Tak disangka apa yang terjadi pada hari Kamis, 15 September 2022. Travel yang memberangkatkan kami, Bimalyndo Hajar Aswad, memprogramkan ziarah ke berbagai tempat antara lain Jabal Rahmah. Ya, Allah, tempat itu juga disebut sebagai bukit kasih sayang, yang merupakan tempat pertemuan Adam – Hawa. Cukup saya dan istri saya saja yang tahu saat itu bahwa pada tanggal demikian, kami meraikan 31 tahun pernikahan kami, sehingga berdoa di Jabal Rahmah tentu menjadi lebih memiliki kesan tersendiri.
Hampir penuh kesannya, ketika keluar dari Arab, saya genap berusia 59 tahun, 19 September 2022. Saya tafsirkan bahwa Allah menginginginkan saya merenung sendiri, sehingga selama delapan jam lebih, tidak duduk bersebelahan dengan istri setelah 12 hari kami senantiasa bersama, walaupun sudah diusahakan berganti tempat duduk sesama rombongan. Saya tidak ngotot, mengingat pada hakikatnya hari jadi memang urusan pribadi dan pribadi itulah yang mempertanggungjawabkannya kepada Allah. Sesuatu yang sudah kami rencanakan, tetapi ada hal lain yang telah menjadi keputusan-Nya, alhamdulillah.
Kesan? Tak ada yang tidak berkesan pada setiap aktivitas di dua tanah suci tersebut.
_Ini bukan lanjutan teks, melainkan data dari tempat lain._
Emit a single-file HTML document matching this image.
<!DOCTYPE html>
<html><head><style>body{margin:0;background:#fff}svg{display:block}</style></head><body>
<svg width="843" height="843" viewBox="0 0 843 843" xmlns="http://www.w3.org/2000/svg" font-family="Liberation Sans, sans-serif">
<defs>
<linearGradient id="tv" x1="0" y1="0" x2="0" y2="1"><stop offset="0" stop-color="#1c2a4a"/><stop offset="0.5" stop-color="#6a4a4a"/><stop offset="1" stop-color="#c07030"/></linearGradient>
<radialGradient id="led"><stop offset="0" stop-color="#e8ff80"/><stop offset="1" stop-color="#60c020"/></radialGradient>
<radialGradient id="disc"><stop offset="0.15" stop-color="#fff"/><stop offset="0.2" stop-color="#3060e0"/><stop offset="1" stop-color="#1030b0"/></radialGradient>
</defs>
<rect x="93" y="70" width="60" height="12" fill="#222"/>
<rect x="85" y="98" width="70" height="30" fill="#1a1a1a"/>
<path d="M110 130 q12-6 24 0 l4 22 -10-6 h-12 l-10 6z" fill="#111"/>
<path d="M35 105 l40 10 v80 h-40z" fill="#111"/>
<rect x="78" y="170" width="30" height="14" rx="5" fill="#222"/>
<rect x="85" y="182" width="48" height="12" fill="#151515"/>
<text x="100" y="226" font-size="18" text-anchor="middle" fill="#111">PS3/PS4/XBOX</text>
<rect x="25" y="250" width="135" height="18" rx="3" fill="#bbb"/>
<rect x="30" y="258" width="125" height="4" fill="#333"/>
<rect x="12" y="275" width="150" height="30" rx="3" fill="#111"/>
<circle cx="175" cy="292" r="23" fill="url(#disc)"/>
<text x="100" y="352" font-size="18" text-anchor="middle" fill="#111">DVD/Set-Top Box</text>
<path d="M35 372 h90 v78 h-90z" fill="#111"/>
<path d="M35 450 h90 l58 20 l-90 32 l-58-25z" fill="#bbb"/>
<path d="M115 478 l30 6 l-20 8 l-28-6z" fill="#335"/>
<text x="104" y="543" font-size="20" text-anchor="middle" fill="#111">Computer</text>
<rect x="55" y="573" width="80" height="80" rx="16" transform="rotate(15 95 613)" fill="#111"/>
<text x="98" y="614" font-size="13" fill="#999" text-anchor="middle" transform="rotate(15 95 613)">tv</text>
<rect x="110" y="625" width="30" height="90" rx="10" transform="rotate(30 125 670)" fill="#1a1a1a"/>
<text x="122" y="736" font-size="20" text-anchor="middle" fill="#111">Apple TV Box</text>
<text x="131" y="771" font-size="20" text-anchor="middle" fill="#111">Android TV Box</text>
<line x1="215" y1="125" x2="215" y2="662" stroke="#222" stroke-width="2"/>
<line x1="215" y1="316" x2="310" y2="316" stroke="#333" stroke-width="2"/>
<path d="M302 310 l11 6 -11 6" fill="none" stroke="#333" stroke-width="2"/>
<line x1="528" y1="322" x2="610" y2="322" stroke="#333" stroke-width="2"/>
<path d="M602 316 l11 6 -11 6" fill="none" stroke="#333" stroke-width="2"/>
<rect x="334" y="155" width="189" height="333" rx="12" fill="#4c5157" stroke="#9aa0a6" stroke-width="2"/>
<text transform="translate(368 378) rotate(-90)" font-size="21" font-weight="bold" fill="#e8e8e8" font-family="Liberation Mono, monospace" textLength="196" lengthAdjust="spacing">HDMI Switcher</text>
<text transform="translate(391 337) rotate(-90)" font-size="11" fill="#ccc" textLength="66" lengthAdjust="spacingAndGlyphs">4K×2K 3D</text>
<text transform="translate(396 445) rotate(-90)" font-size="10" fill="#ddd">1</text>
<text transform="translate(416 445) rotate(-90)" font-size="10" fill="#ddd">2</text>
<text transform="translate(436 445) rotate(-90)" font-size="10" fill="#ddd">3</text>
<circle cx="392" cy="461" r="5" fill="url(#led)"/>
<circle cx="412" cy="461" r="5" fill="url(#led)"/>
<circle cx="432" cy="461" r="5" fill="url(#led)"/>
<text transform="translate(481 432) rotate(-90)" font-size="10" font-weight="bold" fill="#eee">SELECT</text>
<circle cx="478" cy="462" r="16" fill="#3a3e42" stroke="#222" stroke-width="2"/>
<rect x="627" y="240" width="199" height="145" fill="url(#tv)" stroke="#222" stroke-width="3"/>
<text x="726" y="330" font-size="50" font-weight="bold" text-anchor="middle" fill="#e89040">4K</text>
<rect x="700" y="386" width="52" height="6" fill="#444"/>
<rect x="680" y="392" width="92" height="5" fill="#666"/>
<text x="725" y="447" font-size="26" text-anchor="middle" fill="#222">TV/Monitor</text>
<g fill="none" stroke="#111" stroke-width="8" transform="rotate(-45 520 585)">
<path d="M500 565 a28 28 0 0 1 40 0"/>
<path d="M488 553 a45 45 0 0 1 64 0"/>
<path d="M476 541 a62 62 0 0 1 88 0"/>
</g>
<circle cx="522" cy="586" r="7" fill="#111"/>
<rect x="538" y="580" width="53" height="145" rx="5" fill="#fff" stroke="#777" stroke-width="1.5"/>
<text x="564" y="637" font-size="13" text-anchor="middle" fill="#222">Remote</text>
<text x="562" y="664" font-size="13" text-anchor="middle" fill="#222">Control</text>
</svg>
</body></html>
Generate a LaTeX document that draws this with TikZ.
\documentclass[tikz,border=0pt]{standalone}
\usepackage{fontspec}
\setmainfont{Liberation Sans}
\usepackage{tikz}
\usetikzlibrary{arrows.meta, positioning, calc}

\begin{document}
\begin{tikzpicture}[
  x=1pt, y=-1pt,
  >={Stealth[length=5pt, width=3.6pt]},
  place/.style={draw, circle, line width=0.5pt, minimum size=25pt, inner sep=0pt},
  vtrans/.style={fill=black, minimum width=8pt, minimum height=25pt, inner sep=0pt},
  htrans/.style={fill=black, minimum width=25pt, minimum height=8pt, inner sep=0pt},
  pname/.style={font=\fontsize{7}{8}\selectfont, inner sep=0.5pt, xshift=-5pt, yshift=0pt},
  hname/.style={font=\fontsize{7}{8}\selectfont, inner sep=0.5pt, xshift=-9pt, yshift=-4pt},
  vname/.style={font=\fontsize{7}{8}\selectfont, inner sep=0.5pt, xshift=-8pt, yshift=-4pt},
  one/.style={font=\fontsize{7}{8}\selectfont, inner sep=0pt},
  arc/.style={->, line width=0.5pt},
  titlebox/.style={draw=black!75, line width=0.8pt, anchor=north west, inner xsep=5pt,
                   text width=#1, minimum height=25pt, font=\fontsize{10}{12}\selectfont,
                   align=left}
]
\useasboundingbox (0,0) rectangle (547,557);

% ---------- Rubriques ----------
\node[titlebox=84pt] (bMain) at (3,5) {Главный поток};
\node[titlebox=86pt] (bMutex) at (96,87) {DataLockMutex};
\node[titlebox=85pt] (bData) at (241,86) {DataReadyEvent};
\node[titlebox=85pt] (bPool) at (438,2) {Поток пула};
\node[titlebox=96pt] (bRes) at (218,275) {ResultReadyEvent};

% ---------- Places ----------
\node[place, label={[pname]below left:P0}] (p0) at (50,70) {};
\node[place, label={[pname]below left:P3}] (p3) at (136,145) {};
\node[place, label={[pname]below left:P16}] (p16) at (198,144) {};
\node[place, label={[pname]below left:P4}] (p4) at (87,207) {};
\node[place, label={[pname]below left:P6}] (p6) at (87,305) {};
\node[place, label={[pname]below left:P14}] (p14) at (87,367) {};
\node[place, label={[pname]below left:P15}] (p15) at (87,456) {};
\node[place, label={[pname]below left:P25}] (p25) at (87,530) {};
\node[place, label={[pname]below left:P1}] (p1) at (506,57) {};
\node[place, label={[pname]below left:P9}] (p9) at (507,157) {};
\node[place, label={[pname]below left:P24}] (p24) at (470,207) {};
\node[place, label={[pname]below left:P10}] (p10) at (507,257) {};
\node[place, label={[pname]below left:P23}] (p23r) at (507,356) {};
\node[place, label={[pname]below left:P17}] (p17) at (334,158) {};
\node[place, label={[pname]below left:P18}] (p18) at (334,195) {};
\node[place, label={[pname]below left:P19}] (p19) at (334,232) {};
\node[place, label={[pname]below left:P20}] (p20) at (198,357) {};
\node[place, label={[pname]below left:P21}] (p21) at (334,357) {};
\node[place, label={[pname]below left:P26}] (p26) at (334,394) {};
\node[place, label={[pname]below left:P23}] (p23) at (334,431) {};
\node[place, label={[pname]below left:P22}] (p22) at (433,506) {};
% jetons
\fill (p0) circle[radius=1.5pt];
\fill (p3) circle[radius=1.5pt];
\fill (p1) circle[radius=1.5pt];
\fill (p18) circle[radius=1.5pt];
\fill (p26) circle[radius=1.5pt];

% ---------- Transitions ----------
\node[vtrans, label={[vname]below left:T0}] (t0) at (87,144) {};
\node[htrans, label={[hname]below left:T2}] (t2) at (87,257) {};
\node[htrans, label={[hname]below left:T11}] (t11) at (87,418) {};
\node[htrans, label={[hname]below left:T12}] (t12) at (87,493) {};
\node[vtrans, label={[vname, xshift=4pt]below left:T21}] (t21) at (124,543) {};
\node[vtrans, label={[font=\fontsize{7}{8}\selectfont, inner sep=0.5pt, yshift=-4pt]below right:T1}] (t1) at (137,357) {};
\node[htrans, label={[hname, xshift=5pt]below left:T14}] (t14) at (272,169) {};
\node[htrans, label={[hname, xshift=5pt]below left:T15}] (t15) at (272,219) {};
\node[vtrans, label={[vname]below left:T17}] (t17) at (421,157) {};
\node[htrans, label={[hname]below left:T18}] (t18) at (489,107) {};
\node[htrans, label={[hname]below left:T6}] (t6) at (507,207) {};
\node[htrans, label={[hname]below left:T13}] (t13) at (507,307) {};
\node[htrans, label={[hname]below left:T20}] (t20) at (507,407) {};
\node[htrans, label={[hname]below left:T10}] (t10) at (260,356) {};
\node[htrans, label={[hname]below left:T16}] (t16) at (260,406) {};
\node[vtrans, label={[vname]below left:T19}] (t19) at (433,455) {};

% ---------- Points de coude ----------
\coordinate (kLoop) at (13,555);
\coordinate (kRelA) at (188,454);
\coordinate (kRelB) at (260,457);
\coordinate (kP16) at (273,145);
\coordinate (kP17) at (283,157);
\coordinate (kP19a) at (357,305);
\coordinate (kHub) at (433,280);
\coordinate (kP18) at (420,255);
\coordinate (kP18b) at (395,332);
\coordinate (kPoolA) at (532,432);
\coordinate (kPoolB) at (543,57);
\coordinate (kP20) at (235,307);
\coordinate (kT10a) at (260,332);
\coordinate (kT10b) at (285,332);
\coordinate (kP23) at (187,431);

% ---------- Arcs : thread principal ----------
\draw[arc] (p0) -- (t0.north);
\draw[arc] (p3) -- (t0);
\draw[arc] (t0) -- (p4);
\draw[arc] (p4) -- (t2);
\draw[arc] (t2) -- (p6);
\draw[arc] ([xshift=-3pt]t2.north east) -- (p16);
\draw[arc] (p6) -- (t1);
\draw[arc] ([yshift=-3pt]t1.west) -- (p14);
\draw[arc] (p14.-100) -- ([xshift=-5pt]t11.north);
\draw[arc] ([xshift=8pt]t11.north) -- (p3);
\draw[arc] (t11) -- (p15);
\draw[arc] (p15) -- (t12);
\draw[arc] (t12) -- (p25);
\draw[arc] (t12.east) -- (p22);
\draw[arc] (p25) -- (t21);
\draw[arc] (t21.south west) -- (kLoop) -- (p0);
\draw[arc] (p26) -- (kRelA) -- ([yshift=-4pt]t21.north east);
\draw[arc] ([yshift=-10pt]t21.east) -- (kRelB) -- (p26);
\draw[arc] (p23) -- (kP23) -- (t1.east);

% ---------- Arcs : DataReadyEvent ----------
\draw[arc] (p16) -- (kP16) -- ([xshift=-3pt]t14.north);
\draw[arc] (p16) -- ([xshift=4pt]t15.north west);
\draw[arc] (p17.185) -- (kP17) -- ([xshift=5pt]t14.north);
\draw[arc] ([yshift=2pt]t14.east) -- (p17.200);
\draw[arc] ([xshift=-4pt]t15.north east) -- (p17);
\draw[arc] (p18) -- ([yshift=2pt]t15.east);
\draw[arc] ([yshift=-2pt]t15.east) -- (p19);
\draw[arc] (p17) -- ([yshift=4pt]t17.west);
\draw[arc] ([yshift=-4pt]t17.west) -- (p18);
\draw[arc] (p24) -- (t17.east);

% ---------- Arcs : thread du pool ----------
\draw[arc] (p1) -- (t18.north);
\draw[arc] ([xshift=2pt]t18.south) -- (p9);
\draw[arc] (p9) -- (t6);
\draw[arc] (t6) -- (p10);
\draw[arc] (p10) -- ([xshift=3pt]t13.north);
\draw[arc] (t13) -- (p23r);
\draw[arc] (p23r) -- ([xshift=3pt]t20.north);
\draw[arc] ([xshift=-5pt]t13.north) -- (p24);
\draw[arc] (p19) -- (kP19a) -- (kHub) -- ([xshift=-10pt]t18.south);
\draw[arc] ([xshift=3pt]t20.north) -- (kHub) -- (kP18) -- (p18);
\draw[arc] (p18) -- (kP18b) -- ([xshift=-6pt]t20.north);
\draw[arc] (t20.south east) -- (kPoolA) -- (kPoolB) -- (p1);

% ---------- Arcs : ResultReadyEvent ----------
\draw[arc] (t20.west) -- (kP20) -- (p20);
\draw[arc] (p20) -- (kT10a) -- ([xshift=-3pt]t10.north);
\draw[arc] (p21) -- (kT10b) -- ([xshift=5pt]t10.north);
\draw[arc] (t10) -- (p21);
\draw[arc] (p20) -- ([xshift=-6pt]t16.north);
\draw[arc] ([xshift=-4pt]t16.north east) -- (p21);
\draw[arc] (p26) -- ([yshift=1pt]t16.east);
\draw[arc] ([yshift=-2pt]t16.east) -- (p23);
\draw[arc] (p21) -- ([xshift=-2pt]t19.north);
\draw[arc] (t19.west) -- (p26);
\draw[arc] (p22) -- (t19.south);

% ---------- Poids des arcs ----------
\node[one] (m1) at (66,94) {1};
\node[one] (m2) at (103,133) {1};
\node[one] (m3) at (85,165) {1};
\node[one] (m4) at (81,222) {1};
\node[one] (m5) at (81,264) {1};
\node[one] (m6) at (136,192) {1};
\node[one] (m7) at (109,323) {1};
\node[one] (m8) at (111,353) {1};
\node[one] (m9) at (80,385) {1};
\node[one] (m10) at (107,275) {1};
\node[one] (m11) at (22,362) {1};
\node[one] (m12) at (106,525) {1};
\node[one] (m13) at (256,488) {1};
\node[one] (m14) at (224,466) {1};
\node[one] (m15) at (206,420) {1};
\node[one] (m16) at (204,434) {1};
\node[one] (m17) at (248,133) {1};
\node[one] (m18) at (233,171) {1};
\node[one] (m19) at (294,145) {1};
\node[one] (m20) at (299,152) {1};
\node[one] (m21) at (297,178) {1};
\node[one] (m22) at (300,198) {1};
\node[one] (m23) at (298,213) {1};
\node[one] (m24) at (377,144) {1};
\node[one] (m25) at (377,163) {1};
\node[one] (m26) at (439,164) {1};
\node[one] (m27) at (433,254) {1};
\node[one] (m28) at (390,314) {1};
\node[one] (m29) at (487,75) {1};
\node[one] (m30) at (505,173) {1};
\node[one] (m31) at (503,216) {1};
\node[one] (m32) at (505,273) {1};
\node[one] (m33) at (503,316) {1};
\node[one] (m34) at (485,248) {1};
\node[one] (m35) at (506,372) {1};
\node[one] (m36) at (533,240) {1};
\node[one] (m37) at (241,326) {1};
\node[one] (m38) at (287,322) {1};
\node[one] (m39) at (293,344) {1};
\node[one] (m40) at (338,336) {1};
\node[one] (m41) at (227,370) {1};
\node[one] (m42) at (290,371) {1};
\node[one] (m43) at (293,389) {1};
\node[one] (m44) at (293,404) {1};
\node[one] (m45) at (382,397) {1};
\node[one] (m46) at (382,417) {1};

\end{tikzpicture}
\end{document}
Memang, fasilitas di Madinah dan Makkah makin modern dan tertib, tetapi kesannya tetap membuncah dalam hati sebagai milik pribadi. Sebab sebagaimana juga haji, umrah pun sebagai sesuatu yang multidimensional; tidak ihwal ibadah saja, tetapi juga sosial sekaligus individu. Maka keinginan untuk datang lagi ke kedua tempat itu adalah jawaban untuk pertanyaan yang dilontarkan pada awal catatan ini, “Apa kesan melaksanakan umrah?”